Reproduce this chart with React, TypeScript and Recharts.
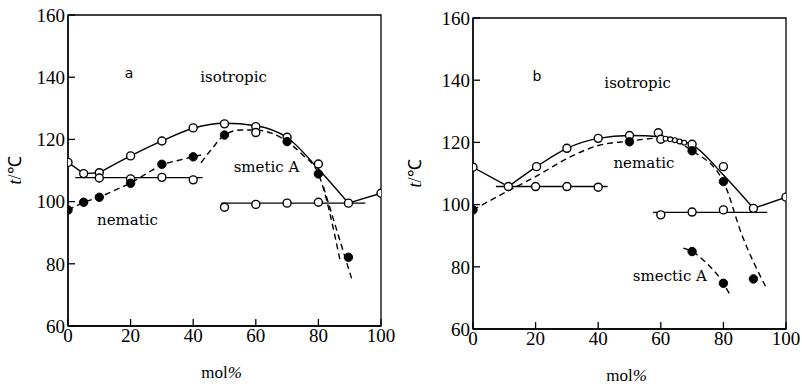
import React from "react"
import { ComposedChart, Line, Scatter, XAxis, YAxis, ReferenceArea, ReferenceDot } from "recharts"

// ticks
const xTicks = [0, 20, 40, 60, 80, 100]
const yTicks = [60, 80, 100, 120, 140, 160]

// panel a : boundary lines [mol%, t]
const aClearLeft = [[0, 112.6], [5, 109], [10, 109.3]]
const aClearCurve = [[10, 109.3], [20, 114.7], [30, 119.5], [40, 123.6], [50, 125.2], [60, 124.4], [70, 120.6], [80, 110.5], [89.6, 99.5]]
const aClearRight = [[89.6, 99.5], [100, 102.7]]
const aSmLeft = [[0, 97.3], [5, 99.8], [10, 101.4], [20, 105.9], [30, 112], [40, 114.4], [42.5, 115]]
const aSmCurve = [[42.5, 112.5], [46, 117], [50, 121.4], [55, 123], [60, 123], [65, 122], [70, 119.3], [75, 115], [80, 108.9], [86.9, 81.2]]
const aSmTail = [[81.6, 104.8], [90.6, 75.3]]
const aNemLine = [[2.3, 107.7], [43, 107.7]]
const aLowLine = [[49, 99.5], [95, 99.5]]
// panel a : measured points
const aOpen = [[0, 112.6], [5, 109], [10, 109.3], [20, 114.7], [30, 119.5], [40, 123.7], [50, 125], [60, 124.1], [70, 120.7], [80, 112.1], [89.6, 99.5], [100, 102.7],
  [60, 122.2], [10, 107.6], [20, 107.3], [30, 107.8], [40, 107], [50, 98.2], [60, 99.1], [70, 99.5], [80, 99.8]]
const aFilled = [[0, 97.3], [5, 99.8], [10, 101.4], [20, 105.9], [30, 112], [40, 114.4], [50, 121.4], [70, 119.3], [80, 108.9], [89.6, 82.1]]

// panel b : boundary lines
const bClearLeft = [[0, 112], [11.3, 105.8]]
const bClearCurve = [[11.3, 105.8], [20.3, 112.2], [30, 118.1], [40, 121.3], [50, 122.2], [60, 121.8], [70, 119.2], [80, 109.5], [89.6, 98.8]]
const bClearRight = [[89.6, 98.8], [100, 102.4]]
const bNemSm = [[0, 98.3], [11, 104.3], [20, 109], [30, 114.8], [40, 119], [50, 120.4], [60, 121.4], [70, 117.3], [80, 107.4], [86, 90], [93.5, 73.6]]
const bSmLow = [[67.2, 86], [70, 84.9], [74.7, 81.1], [80, 74.7], [82.1, 71]]
const bNemLine = [[7.3, 105.8], [43, 105.8]]
const bLowLine = [[57.5, 97.5], [94, 97.5]]
// panel b : measured points
const bOpen = [[0, 112], [11.3, 105.8], [20.3, 112.2], [30, 118.1], [40, 121.3], [50, 122.2], [59.2, 123.1], [60, 121], [70, 119.4], [80, 112.2], [89.6, 98.8], [100, 102.4],
  [20, 105.8], [30, 105.8], [40, 105.6], [60, 96.7], [70, 97.6], [80, 98.3]]
const bSmall = [[61.5, 121.2], [63, 121], [64.5, 120.7], [66, 120.3], [67.5, 119.9]]
const bFilled = [[0, 98.3], [50, 120.2], [70, 117.3], [80, 107.4], [89.6, 76.1], [70, 84.9], [80, 74.7]]

const pts = (a: number[][]) => a.map(([x, y]) => ({ x, y }))

const INK = "#000"
const SERIF = "Liberation Serif, serif"
const LABEL = "DejaVu Serif, serif"

const OpenDot = (p: any) => <circle cx={p.cx} cy={p.cy} r={4} fill="#fff" stroke={INK} strokeWidth={1.4} />
const SmallDot = (p: any) => <circle cx={p.cx} cy={p.cy} r={2.4} fill="#fff" stroke={INK} strokeWidth={1.1} />
const FullDot = (p: any) => <circle cx={p.cx} cy={p.cy} r={4.2} fill={INK} stroke={INK} strokeWidth={1} />

const Tag = ({ viewBox, text, size = 15, family = LABEL }: any) => (
  <text x={viewBox.x + viewBox.width / 2} y={viewBox.y + viewBox.height / 2} textAnchor="middle"
    dominantBaseline="central" fill={INK} style={{ fontSize: size, fontFamily: family }}>{text}</text>
)

const YLabel = ({ viewBox }: any) => {
  const x = 15
  const y = viewBox.y + viewBox.height / 2
  return (
    <text x={x} y={y} transform={`rotate(-90 ${x} ${y})`} textAnchor="middle" dominantBaseline="central"
      fill={INK} style={{ fontSize: 18, fontFamily: SERIF }}>
      <tspan fontStyle="italic">t</tspan>/℃
    </text>
  )
}

const XLabel = ({ viewBox }: any) => (
  <text x={viewBox.x + viewBox.width / 2 - 3} y={viewBox.y + 46} textAnchor="middle" dominantBaseline="central"
    fill={INK} style={{ fontSize: 17, fontFamily: SERIF }}>
    mol<tspan fontStyle="italic">%</tspan>
  </text>
)

function curve(d: number[][], key: string, dashed = false, type: "linear" | "monotone" = "monotone") {
  return (
    <Line key={key} data={pts(d)} dataKey="y" type={type} dot={false} stroke={INK} strokeWidth={1.4}
      strokeDasharray={dashed ? "6 4" : undefined} isAnimationActive={false} />
  )
}

const tickStyle = { fontSize: 19, fill: INK, style: { fontFamily: SERIF } }

function Panel({ width, margin, yWidth, xHeight, children }: any) {
  return (
    <ComposedChart width={width} height={384} margin={margin} style={{ fontFamily: SERIF }}>
      <XAxis dataKey="x" type="number" domain={[0, 100]} ticks={xTicks} allowDataOverflow
        tickSize={-7} tickMargin={10} height={xHeight} stroke={INK} strokeWidth={1.3}
        tick={tickStyle} label={<XLabel />} />
      <YAxis type="number" domain={[60, 160]} ticks={yTicks} allowDataOverflow
        tickSize={-7} tickMargin={10} width={yWidth} stroke={INK} strokeWidth={1.3}
        tick={tickStyle} label={<YLabel />} />
      <ReferenceArea x1={0} x2={100} y1={60} y2={160} fill="none" stroke={INK} strokeWidth={1.3} />
      {children}
    </ComposedChart>
  )
}

function at(x: number, y: number, text: string, key: string, size?: number, family?: string) {
  return <ReferenceDot key={key} x={x} y={y} r={1} fill="none" stroke="none" label={<Tag text={text} size={size} family={family} />} />
}

export default function App() {
  return (
    <div style={{ position: "absolute", left: 0, top: 0, width: 802, height: 384, display: "flex", background: "#fff", fontFamily: SERIF }}>
      <Panel width={400} margin={{ top: 15, right: 19, left: 0, bottom: 0 }} yWidth={68} xHeight={58}>
        {curve(aClearLeft, "a1", false, "linear")}
        {curve(aClearCurve, "a2")}
        {curve(aClearRight, "a3", false, "linear")}
        {curve(aSmLeft, "a4", true, "linear")}
        {curve(aSmCurve, "a5", true)}
        {curve(aSmTail, "a6", true, "linear")}
        {curve(aNemLine, "a7", false, "linear")}
        {curve(aLowLine, "a8", false, "linear")}
        <Scatter data={pts(aOpen)} dataKey="y" shape={OpenDot} isAnimationActive={false} />
        <Scatter data={pts(aFilled)} dataKey="y" shape={FullDot} isAnimationActive={false} />
        {at(19.5, 141.4, "a", "la", 14, "DejaVu Sans, sans-serif")}
        {at(52.9, 140, "isotropic", "lb")}
        {at(63.4, 111.1, "smetic A", "lc")}
        {at(19, 94.1, "nematic", "ld")}
      </Panel>
      <Panel width={402} margin={{ top: 18, right: 16, left: 0, bottom: 0 }} yWidth={73} xHeight={55}>
        {curve(bClearLeft, "b1", false, "linear")}
        {curve(bClearCurve, "b2")}
        {curve(bClearRight, "b3", false, "linear")}
        {curve(bNemSm, "b4", true)}
        {curve(bSmLow, "b5", true)}
        {curve(bNemLine, "b6", false, "linear")}
        {curve(bLowLine, "b7", false, "linear")}
        <Scatter data={pts(bOpen)} dataKey="y" shape={OpenDot} isAnimationActive={false} />
        <Scatter data={pts(bSmall)} dataKey="y" shape={SmallDot} isAnimationActive={false} />
        <Scatter data={pts(bFilled)} dataKey="y" shape={FullDot} isAnimationActive={false} />
        {at(20.4, 141.4, "b", "ma", 14, "DejaVu Sans, sans-serif")}
        {at(52.6, 139.1, "isotropic", "mb")}
        {at(54.6, 113.4, "nematic", "mc")}
        {at(62.9, 77, "smectic A", "md")}
      </Panel>
    </div>
  )
}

····················

SHORT TASK →
Reproduce the material above from its first line through the line containing "const yTicks = [60, 80, 100, 120, 140, 160]", both ends included, and skip every picture.

EXPECTED ANSWER →
Reproduce this chart with React, TypeScript and Recharts.
import React from "react"
import { ComposedChart, Line, Scatter, XAxis, YAxis, ReferenceArea, ReferenceDot } from "recharts"

// ticks
const xTicks = [0, 20, 40, 60, 80, 100]
const yTicks = [60, 80, 100, 120, 140, 160]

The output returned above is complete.